7. Outlook and Implications for Complex Systems
Contemporary and future TPDI experiments leverage attosecond XFEL and high-order harmonic sources for atomic, ionic, and molecular targets:
- Scaling to heavier and multielectronic species: Generalization to complex atoms (e.g., Ar, Fe), where inner-shell (K-shell) TPDI becomes accessible, requires robust multiconfigurational and correlated approaches.

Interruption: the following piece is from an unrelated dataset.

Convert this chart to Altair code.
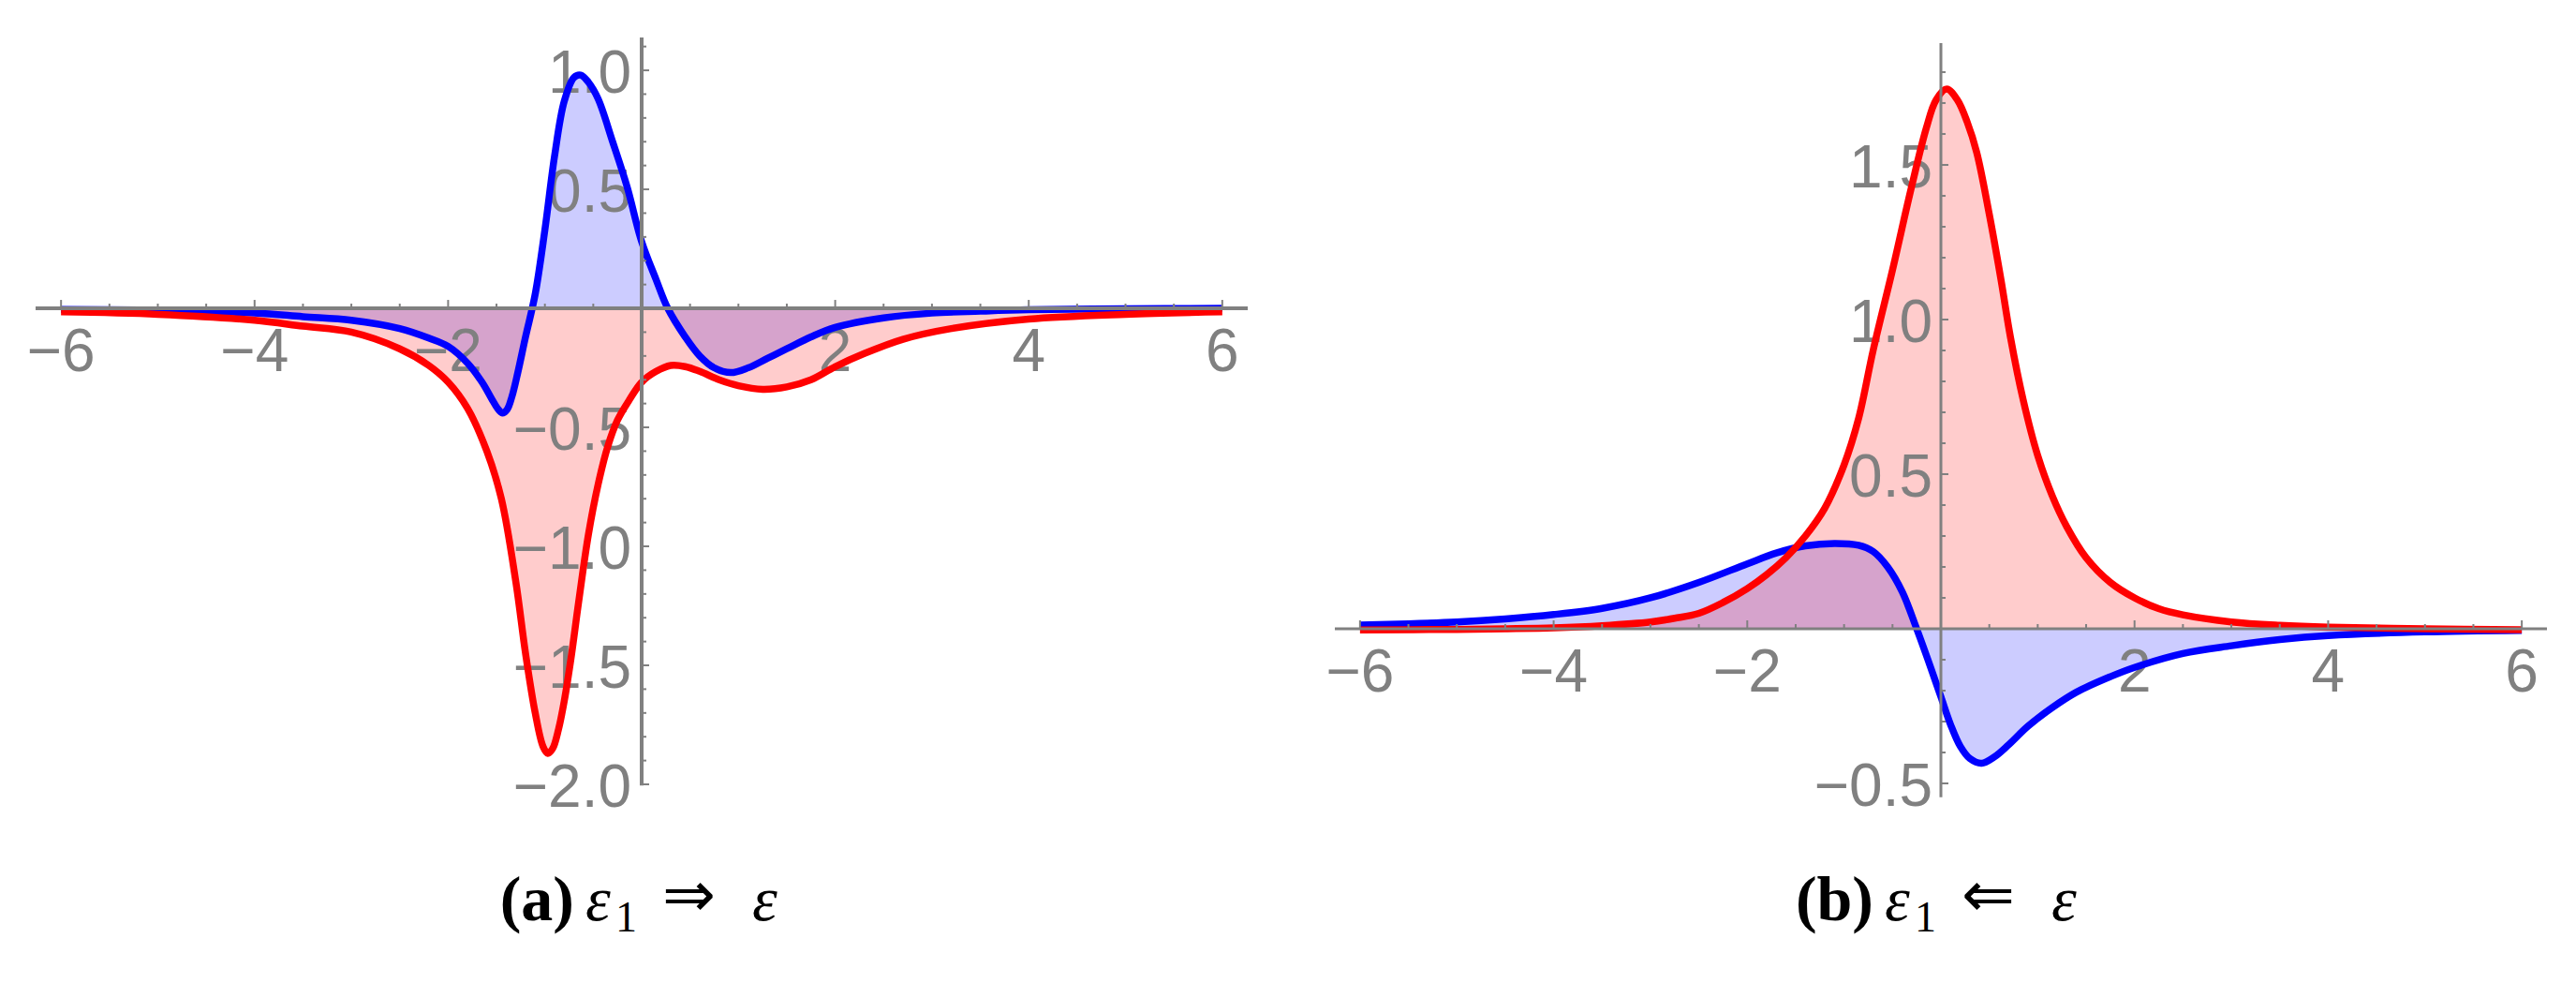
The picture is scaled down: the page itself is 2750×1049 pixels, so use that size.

Theoretical predictions indicate that “sweeping” out deep core shells by TPDI in, for example, Fe is orders of magnitude more efficient than corresponding single ionization, opening spectroscopic and dynamical avenues (Hopersky et al., 28 Dec 2025).

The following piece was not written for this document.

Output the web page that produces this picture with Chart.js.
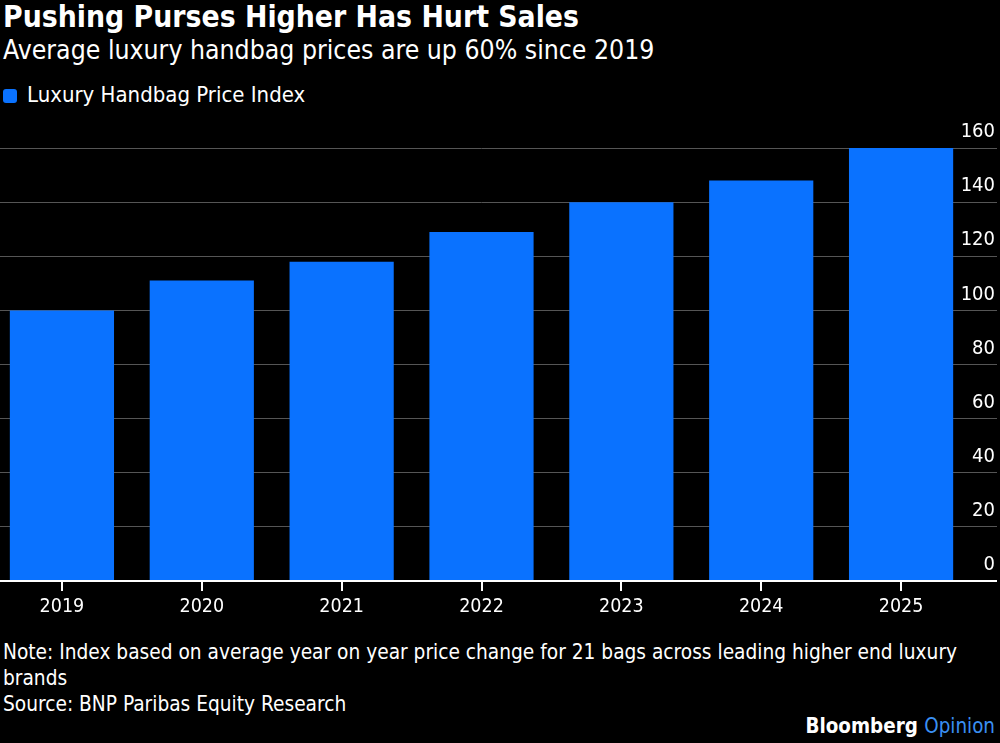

- Coincidence and correlated-detection protocols: Multi-channel coincidence measurement (COLTRIMS), energy–energy mapping, and angular correlation detection are now feasible for direct visualization and discrimination of TPDI mechanisms, especially near autoionizing resonances (Hell et al., 24 Mar 2025).
- Attosecond XUV pump–XUV probe methodologies: With accessible pulse durations and intensities, marrying pump–probe timing with polarization and frequency control will enable unprecedented access to time-dependent multi-electron correlations, charge migration, and site-specific ionization dynamics in atoms and molecules on their natural electronic timescales (Manschwetus et al., 2016, Orfanos et al., 2022, Chattopadhyay et al., 2023).

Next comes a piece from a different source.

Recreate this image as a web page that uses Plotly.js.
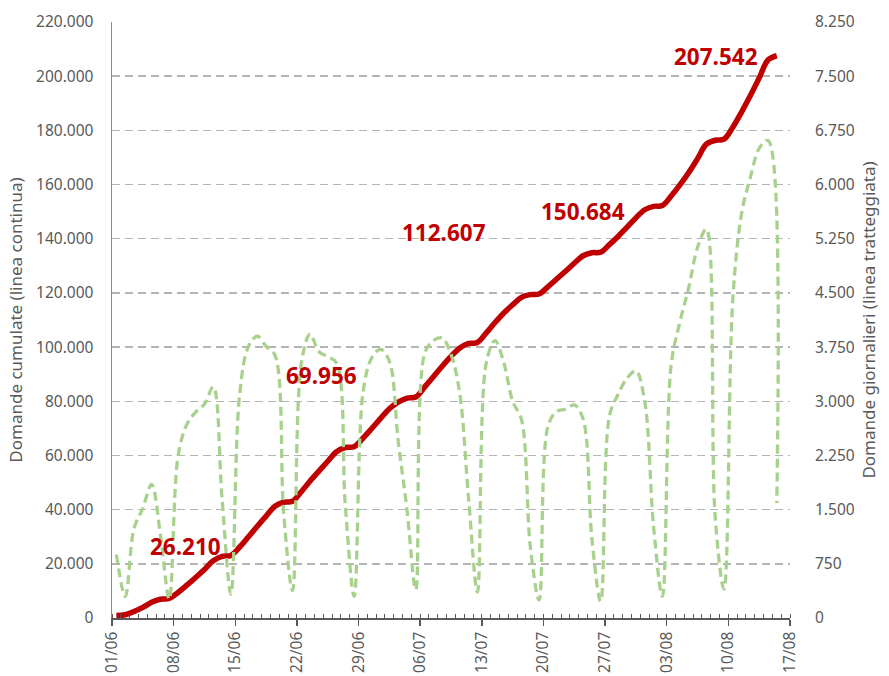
<!DOCTYPE html>
<html>
<head>
<meta charset="utf-8">
<script src="https://cdn.plot.ly/plotly-3.0.1.min.js"></script>
<style>
  html, body { margin: 0; padding: 0; background: #ffffff; }
  #chart { width: 889px; height: 676px; }
</style>
</head>
<body>
<div id="chart"></div>
<script>
// Days (June 1 – August 15, 2020)
const dates = [
  '2020-06-01','2020-06-02','2020-06-03','2020-06-04','2020-06-05','2020-06-06','2020-06-07',
  '2020-06-08','2020-06-09','2020-06-10','2020-06-11','2020-06-12','2020-06-13','2020-06-14',
  '2020-06-15','2020-06-16','2020-06-17','2020-06-18','2020-06-19','2020-06-20','2020-06-21',
  '2020-06-22','2020-06-23','2020-06-24','2020-06-25','2020-06-26','2020-06-27','2020-06-28',
  '2020-06-29','2020-06-30','2020-07-01','2020-07-02','2020-07-03','2020-07-04','2020-07-05',
  '2020-07-06','2020-07-07','2020-07-08','2020-07-09','2020-07-10','2020-07-11','2020-07-12',
  '2020-07-13','2020-07-14','2020-07-15','2020-07-16','2020-07-17','2020-07-18','2020-07-19',
  '2020-07-20','2020-07-21','2020-07-22','2020-07-23','2020-07-24','2020-07-25','2020-07-26',
  '2020-07-27','2020-07-28','2020-07-29','2020-07-30','2020-07-31','2020-08-01','2020-08-02',
  '2020-08-03','2020-08-04','2020-08-05','2020-08-06','2020-08-07','2020-08-08','2020-08-09',
  '2020-08-10','2020-08-11','2020-08-12','2020-08-13','2020-08-14','2020-08-15'
];

// Daily requests (dashed green line, right axis)
const daily = [
  880, 300, 1240, 1520, 1850, 1150, 260,
  2240, 2680, 2850, 2960, 3200, 1650, 330,
  3100, 3760, 3900, 3760, 3640, 1450, 380,
  3525, 3930, 3686, 3617, 3530, 1550, 300,
  3117, 3601, 3717, 3556, 2450, 1500, 390,
  3660, 3840, 3875, 3650, 3100, 1650, 360,
  3530, 3840, 3533, 3000, 2750, 1000, 250,
  2650, 2860, 2890, 2950, 2757, 1100, 230,
  2800, 3100, 3320, 3420, 3000, 1270, 300,
  3500, 4100, 4573, 5130, 5385, 1400, 400,
  4400, 5600, 6100, 6500, 6610, 1590
];

// Cumulative requests (solid red line, left axis)
const cumulative = [
  880, 1180, 2420, 3940, 5790, 6940, 7200,
  9440, 12120, 14970, 17930, 21130, 22780, 23110,
  26210, 29970, 33870, 37630, 41270, 42720, 43100,
  46625, 50555, 54241, 57858, 61388, 62938, 63238,
  66355, 69956, 73673, 77229, 79679, 81179, 81569,
  85229, 89069, 92944, 96594, 99694, 101344, 101704,
  105234, 109074, 112607, 115607, 118357, 119357, 119607,
  122257, 125117, 128007, 130957, 133714, 134814, 135044,
  137844, 140944, 144264, 147684, 150684, 151954, 152254,
  155754, 159854, 164427, 169557, 174942, 176342, 176742,
  181142, 186742, 192842, 199342, 205952, 207542
];

// Labelled points
const labelDates = ['2020-06-15', '2020-06-30', '2020-07-15', '2020-07-31', '2020-08-15'];
const labelValues = [26210, 69956, 112607, 150684, 207542];

// Tick labels
const leftTicks = [0, 20000, 40000, 60000, 80000, 100000, 120000, 140000, 160000, 180000, 200000, 220000];
const rightTicks = [0, 750, 1500, 2250, 3000, 3750, 4500, 5250, 6000, 6750, 7500, 8250];

function fmt(n) {
  return String(n).replace(/\B(?=(\d{3})+(?!\d))/g, '.');
}

const xs = dates.map(d => d + ' 12:00');

const traceCum = {
  x: xs, y: cumulative, type: 'scatter', mode: 'lines',
  line: { color: '#C00000', width: 5.5, shape: 'spline', smoothing: 1 },
  yaxis: 'y', hoverinfo: 'skip', showlegend: false
};
const traceDaily = {
  x: xs, y: daily, type: 'scatter', mode: 'lines',
  line: { color: '#A9D18E', width: 3.3, shape: 'spline', smoothing: 1, dash: '9px,5px' },
  yaxis: 'y2', hoverinfo: 'skip', showlegend: false
};

const labelShift = [[-17, 0], [-13, 53], [-16, 80], [-18, -2], [-17, -1]];
const annotations = labelDates.map((d, i) => ({
  x: d + ' 12:00', y: labelValues[i], xref: 'x', yref: 'y',
  text: fmt(labelValues[i]), showarrow: false,
  xanchor: 'right', yanchor: 'middle',
  xshift: labelShift[i][0], yshift: labelShift[i][1],
  font: { family: 'Noto Sans, sans-serif', size: 22.5, color: '#C00000', weight: 'bold' }
}));

const tickFont = { family: 'Noto Sans, sans-serif', size: 15.5, color: '#595959' };
const titleFont = { family: 'Noto Sans, sans-serif', size: 17, color: '#595959' };

const layout = {
  width: 889, height: 676,
  margin: { l: 112, r: 99, t: 22, b: 58 },
  paper_bgcolor: '#ffffff', plot_bgcolor: '#ffffff',
  showlegend: false,
  xaxis: {
    type: 'date',
    range: ['2020-06-01', '2020-08-17'],
    tick0: '2020-06-01', dtick: 7 * 86400000,
    tickformat: '%d/%m', tickangle: -90,
    tickfont: tickFont,
    ticks: 'outside', ticklen: 6, tickwidth: 1.5, tickcolor: '#595959',
    minor: { dtick: 86400000, tick0: '2020-06-01', ticks: 'inside', ticklen: 4, tickwidth: 1, tickcolor: '#595959', showgrid: false },
    showline: true, linecolor: '#595959', linewidth: 1.5,
    showgrid: false, zeroline: false, fixedrange: true
  },
  yaxis: {
    range: [0, 220000],
    tickvals: leftTicks, ticktext: leftTicks.map(fmt),
    tickfont: tickFont,
    ticks: '', ticklabelstandoff: 14,
    showline: true, linecolor: '#8c8c8c', linewidth: 1.5,
    showgrid: true, gridcolor: '#b4b4b4', gridwidth: 1.5, griddash: '8px,5px',
    zeroline: false,
    title: { text: 'Domande cumulate (linea continua)', font: titleFont, standoff: 9 }
  },
  yaxis2: {
    range: [0, 8250], overlaying: 'y', side: 'right',
    tickvals: rightTicks, ticktext: rightTicks.map(fmt),
    tickfont: tickFont,
    ticks: '', ticklabelstandoff: 24,
    showline: false, showgrid: false, zeroline: false,
    title: { text: 'Domande giornalieri (linea tratteggiata)', font: titleFont, standoff: 9 }
  },
  annotations: annotations
};

Plotly.newPlot('chart', [traceCum, traceDaily], layout, { displayModeBar: false, staticPlot: true });
</script>
</body>
</html>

- Open theoretical questions: Quantitative converged description of TPDI in multielectron targets, especially including continuum–continuum correlations, relativistic effects, and electron–nuclear coupling, remains an active area of research.
TPDI thus sets a benchmark for ultrafast correlated electron dynamics, nonlinear XUV spectroscopy, and attosecond pulse metrology, offering a window into the most fundamental processes of electronic motion and correlation in matter (Chattopadhyay et al., 2023, Førre et al., 2010, Donsa et al., 2018, Li et al., 2024, Hopersky et al., 28 Dec 2025).